According to Richard Dawkins in his TV show on Monday, Richard Feynman said something similar:

 Quote: Anyone who says they understand Quantum Mechanics doesn't understand Quantum Mechanics

 212102.  Fri Sep 21, 2007 9:07 am Could someone explain the twins paradox... i dont get it, excuse me if im not remembering this right but in a brief history of time, hawking says about the measurement of time at the top and bottom of a water tower be different in that the top clock runs faster than the bottom clock...but then it says later about travelling at the speed of light away from the earth and the time running slower hence the lack of aging... have i confused the first point ie the clock at the top of the water tower runs slower thatn the one at the bottom..or am ijust not getting it???

 212138.  Fri Sep 21, 2007 10:07 am The two are completely separate phenomena. The twins paradox is about time travelling more slowly if you're travelling very fast, as explained in Special Relativity. The water tower thing is about time travelling more slowly in the presence of gravity, as explained in General Relativity. But you're right, the watch at the bottom of the tower will run more slowly because it's in a (marginally) stronger gravitational field.

 214999.  Sun Sep 30, 2007 6:34 am I would go with the motion that the equation depends on the medium the mass is in. Oh crap, what if the medium the mass is travelling in is an opaque medium. Light can't get though and is reflected. The equation breaks down here I think.

 215267.  Mon Oct 01, 2007 4:21 am Light in a medium is not "pure" light. It's a bit of a semantic nightmare, but in fact it consists of both electromagnetic oscillations coupled with mechanical oscillations of the charged particles that make up the medium. Light, as in "the speed of light", is a pure electromagnetic wave. Also, the equation does not "break down" because the "c" in E=mc^2 refers to "the speed of light in a vacuum".

 215304.  Mon Oct 01, 2007 5:43 am The one thing that annoys me about the whole SOL travel is impossible because you need infinite energy to move an object at SOL is that it seems to be untrue. Photons have a miniscule mass, do they not? They move at the speed of light. Or, is this untrue and they move, like electrons down the powerlines? c",) Tas

 215457.  Mon Oct 01, 2007 9:16 am The Lorentz transformations show that the energy associated with any mass as it travels at velocity "v" is given by: E = mc^2 / (1 - v^2/c^2) When the velocity reaches the speed of light, v^2/c^2 = 1. Therefore the bottom half of that fraction becomes 1 - 1 = 0. This gives you a positive number divided by zero, which is either undefined or infinite depending on which mathematician you ask. However, "m" in this equation is the rest mass of the object that's moving. Photons have a rest mass of zero. Thus, this gives you an equation of zero divided by zero. This is not infinite, though I'm not sure it's precisely defined either. In conclusion, objects with a non-zero rest mass cannot achieve the speed of light. Objects with zero rest mass, such as photons, can.

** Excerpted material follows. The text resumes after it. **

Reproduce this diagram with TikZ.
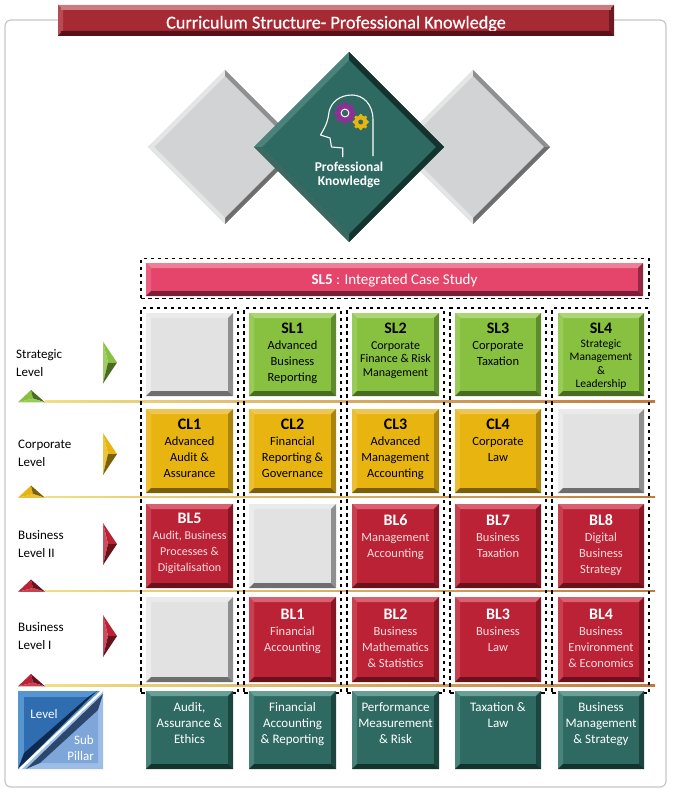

 215493.  Mon Oct 01, 2007 10:22 am Clear as mud, that. But I think I got through it okay. Still does not make the greatest of sense, but then a lack of caffeine and sleep (three and a half hours last night) don't help. :-) Tas

215742.  Tue Oct 02, 2007 4:09 am

 dr.bob wrote: E = mc^2 / (1 - v^2/c^2) -snip- In conclusion, objects with a non-zero rest mass cannot achieve the speed of light. Objects with zero rest mass, such as photons, can.

If one assumes v<c, then it is clear that a zero-mass particle also has zero energy (doesn't exist); if v>c then (1 - v^2/c^2) is negative, which leads to all sotrs of problems. So, although the energy is undefined when v=c, it is also the only situation in which such a particle can have a positive energy. It would therefore seem that a zero-mass particle must travel at the speed of light.

 215781.  Tue Oct 02, 2007 4:43 am Ali, That appears to be a logical analysis and hence 'must' appears to be correct. I await Dr bob's comments with interest.

215790.  Tue Oct 02, 2007 4:58 am

As I mentioned in post 213310

 Quote: Any object without rest mass can be shown mathematically to be required to travel at light speed and no slower.

I'm deeply hurt that you haven't all memorised my every word, but ali is completely correct.

 215801.  Tue Oct 02, 2007 5:27 am Memorising your every word would a very Victorian method of education. Understanding the meaning behind your words should be the objective. Leading students to make their own well thought out arguments is more important than route learning. In this you have achieved some measure of success.

 215829.  Tue Oct 02, 2007 7:37 am Bolox! It's woolly, liberal thinking like this that has resulted in all of our teenagers becoming practically feral. The streets are awash with happy slapping hoodies with ASBOs and ringtones (to coin a phrase). Let's get back to Victorian values! Start memorising now. There'll be a test in the morning.